PROVIDED MATERIAL start

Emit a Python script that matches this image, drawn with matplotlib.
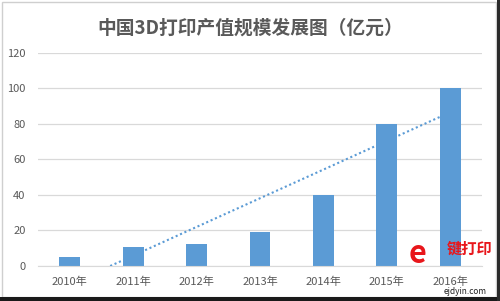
import numpy as np
import matplotlib
matplotlib.use("Agg")
import matplotlib.pyplot as plt
from matplotlib.patches import Rectangle

plt.rcParams['font.family'] = ['Noto Sans CJK SC', 'DejaVu Sans']

# chart data
years = ["2010年", "2011年", "2012年", "2013年", "2014年", "2015年", "2016年"]
values = [4.8, 10.5, 12.4, 19.3, 40, 80, 100]
yticks = [0, 20, 40, 60, 80, 100, 120]

title = "中国3D打印产值规模发展图（亿元）"
bar_color = "#5B9BD5"
text_color = "#595959"
grid_color = "#D9D9D9"


def draw_frame(fig):
    # light border with a dark edge at bottom/right, like the screenshot
    fig.patches.append(Rectangle((0.003, 0.012), 0.988, 0.983, transform=fig.transFigure,
                                 fill=False, edgecolor="#CFCFCF", lw=1.0))
    fig.patches.append(Rectangle((0, 0), 1, 0.012, transform=fig.transFigure,
                                 facecolor="#1A1A1A", edgecolor="none"))
    fig.patches.append(Rectangle((0.994, 0), 0.006, 1, transform=fig.transFigure,
                                 facecolor="#2A2A2A", edgecolor="none"))


def plot_chart():
    fig = plt.figure(figsize=(5, 3.01), dpi=100)
    ax = fig.add_axes([0.076, 0.1163, 0.888, 0.708])

    x = np.arange(len(years))
    ax.bar(x, values, width=0.33, color=bar_color, zorder=2)

    # linear trendline (Excel style), cut at the axis minimum
    slope, intercept = np.polyfit(x, values, 1)
    x0 = max(x[0], -intercept / slope)
    tx = np.array([x0, x[-1]])
    ax.plot(tx, slope * tx + intercept, linestyle=(0, (1, 1.3)), color=bar_color,
            lw=1.5, zorder=3)

    ax.set_xlim(-0.5, len(years) - 0.5)
    ax.set_ylim(0, 120)
    ax.set_yticks(yticks)
    ax.set_xticks(x)
    ax.set_xticklabels(years)
    ax.yaxis.grid(True, color=grid_color, lw=0.9, zorder=0)
    ax.set_axisbelow(True)
    for side in ["top", "right", "left"]:
        ax.spines[side].set_visible(False)
    ax.spines["bottom"].set_color(grid_color)
    ax.tick_params(axis="both", length=0, colors=text_color, labelsize=8)
    ax.tick_params(axis="x", pad=8)
    ax.tick_params(axis="y", pad=9)

    fig.text(0.5, 0.907, title, ha="center", va="center", fontsize=13.5,
             fontweight="bold", color=text_color)

    # watermark in the lower right corner
    fig.text(0.836, 0.155, "e", ha="center", va="center", fontsize=22,
             fontweight="bold", color="#E8161B")
    fig.text(0.94, 0.175, "键打印", ha="center", va="center", fontsize=11,
             fontweight="bold", color="#E8161B")
    fig.text(0.93, 0.03, "ejdyin.com", ha="center", va="center", fontsize=6,
             color="#222222")

    draw_frame(fig)
    fig.savefig("out.png", dpi=100)


if __name__ == "__main__":
    plot_chart()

PROVIDED MATERIAL end

:: WRITTEN INSTRUCTION ::
Write out the lines from the start of the material to the line with "plt.rcParams['font.family'] = ['Noto", inclusive and exactly. Skip the pictures.

:: WRITTEN SOLUTION ::
Emit a Python script that matches this image, drawn with matplotlib.
import numpy as np
import matplotlib
matplotlib.use("Agg")
import matplotlib.pyplot as plt
from matplotlib.patches import Rectangle

plt.rcParams['font.family'] = ['Noto Sans CJK SC', 'DejaVu Sans']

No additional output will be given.